Russian Formalism and Marxist criticism had a seismic impact on twentieth-cetury literary theory and the shockwaves are still felt today. First published in 1979, Tony Bennett's Formalism and Marxism created its own reverberations by offering a ground-breaking new interpretation of the Formalists' achievements and demanding a new way forward in Marxist criticism.
The author first introduces and reviews the work of the Russian Formalists, a group of theorists who made an extraordinarily vital contribution to literary criticism in the decade followig the October Revolution of 1917. Placing the work of key figures in context and addressing such issues as aesthetics, linguistics and the category of literature, literary form and function and literary evolution, Bennett argues that the Formalists' concerns provided the basis for a radically historical approach to the study of literature. Bennett then turns to the situation of Marxist criticism ad sketches the risks it has run in becoming overly entangled with the concerns of traditional aesthetics. He forcefully argues that through a serious and sympathetic reassessment of the Formalists and their historical approach, Marxist critics might find their way back on to the terrain of politics, where they and theri work belong.

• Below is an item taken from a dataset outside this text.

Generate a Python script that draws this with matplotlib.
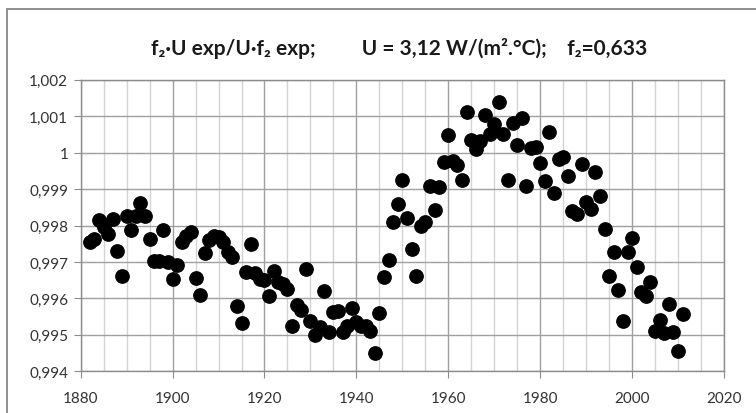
"""Rapport f2*U exp / U*f2 exp en fonction de l'année"""

import numpy as np
import matplotlib
matplotlib.use('Agg')
import matplotlib.pyplot as plt
from matplotlib.patches import Rectangle
from matplotlib.ticker import MultipleLocator, FuncFormatter

plt.rcParams['font.family'] = ['Lato', 'DejaVu Sans']

# Données
annees = np.arange(1882, 2012)
rapport = [
    0.99756, 0.99763, 0.99816, 0.99795, 0.99777, 0.99818, 0.99731, 0.99662,  # 1882-1889
    0.99825, 0.99788, 0.99825, 0.99861, 0.99827, 0.99763, 0.99703, 0.99703,  # 1890-1897
    0.99788, 0.99701, 0.99653, 0.99692, 0.99754, 0.99772, 0.99781, 0.99655,  # 1898-1905
    0.99609, 0.99725, 0.99760, 0.99770, 0.99768, 0.99756, 0.99727, 0.99714,  # 1906-1913
    0.99580, 0.99532, 0.99673, 0.99749, 0.99670, 0.99653, 0.99650, 0.99606,  # 1914-1921
    0.99676, 0.99646, 0.99640, 0.99626, 0.99525, 0.99582, 0.99568, 0.99681,  # 1922-1929
    0.99539, 0.99500, 0.99521, 0.99619, 0.99509, 0.99562, 0.99566, 0.99507,  # 1930-1937
    0.99525, 0.99573, 0.99534, 0.99525, 0.99523, 0.99511, 0.99449, 0.99560,  # 1938-1945
    0.99660, 0.99706, 0.99809, 0.99859, 0.99926, 0.99820, 0.99736, 0.99662,  # 1946-1953
    0.99798, 0.99809, 0.99909, 0.99843, 0.99905, 0.99975, 1.00048, 0.99978,  # 1954-1961
    0.99966, 0.99926, 1.00112, 1.00035, 1.00010, 1.00033, 1.00103, 1.00051,  # 1962-1969
    1.00078, 1.00138, 1.00051, 0.99926, 1.00080, 1.00021, 1.00094, 0.99908,  # 1970-1977
    1.00012, 1.00016, 0.99971, 0.99923, 1.00056, 0.99889, 0.99982, 0.99987,  # 1978-1985
    0.99935, 0.99841, 0.99832, 0.99969, 0.99864, 0.99845, 0.99946, 0.99880,  # 1986-1993
    0.99790, 0.99662, 0.99728, 0.99624, 0.99539, 0.99728, 0.99765, 0.99685,  # 1994-2001
    0.99618, 0.99606, 0.99644, 0.99511, 0.99542, 0.99505, 0.99585, 0.99507,  # 2002-2009
    0.99457, 0.99557,                                                          # 2010-2011
]

titre = 'f\u2082·U exp/U·f\u2082 exp;         U = 3,12 W/(m\u00b2.°C);    f\u2082=0,633'

fig = plt.figure(figsize=(7.56, 4.14), dpi=100)
ax = fig.add_axes([0.1067, 0.1007, 0.8510, 0.7043])

# cadre du graphique (style Excel)
fig.patches.append(Rectangle((7 / 756, -0.05), 1.1, 1 - 10 / 414 + 0.05,
                             transform=fig.transFigure, fill=False,
                             edgecolor='#868686', linewidth=1.3))

ax.plot(annees, rapport, 'o', color='black', markersize=9.6, zorder=3)

ax.set_xlim(1880, 2020)
ax.set_ylim(0.994, 1.002)
ax.xaxis.set_major_locator(MultipleLocator(20))
ax.xaxis.set_minor_locator(MultipleLocator(5))
ax.yaxis.set_major_locator(MultipleLocator(0.001))


def virgule(v, pos):
    s = ('%.3f' % v).rstrip('0').rstrip('.')
    return s.replace('.', ',')


ax.yaxis.set_major_formatter(FuncFormatter(virgule))

ax.grid(which='major', axis='both', color='#a0a0a0', linewidth=1.0, zorder=0)
ax.grid(which='minor', axis='x', color='#d4d4d4', linewidth=1.0, zorder=0)
for s in ax.spines.values():
    s.set_color('#8c8c8c')
    s.set_linewidth(1.0)

ax.tick_params(axis='both', which='major', length=5, color='#8c8c8c',
               labelsize=11, labelcolor='#333333')
ax.tick_params(axis='x', which='minor', length=0)
ax.tick_params(axis='x', pad=9)
ax.tick_params(axis='y', pad=4)

fig.text(0.528, 0.884, titre, ha='center', va='center', fontsize=15,
         fontweight='bold', color='#1a1a1a')

plt.savefig('out.png', dpi=100)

Addressing such crucial questions as 'What is literature?' or 'How should it be studied and to what end?', Formalism and Marxism explores ideas which should be considered by any student or reader of literature and provides a particular challenge to those interested in Marxist criticism. Now with a new afterword, this classic text still offers the best available starting point for those new to the field, as well as representing a crucial intervention in twentieth-century literary theory.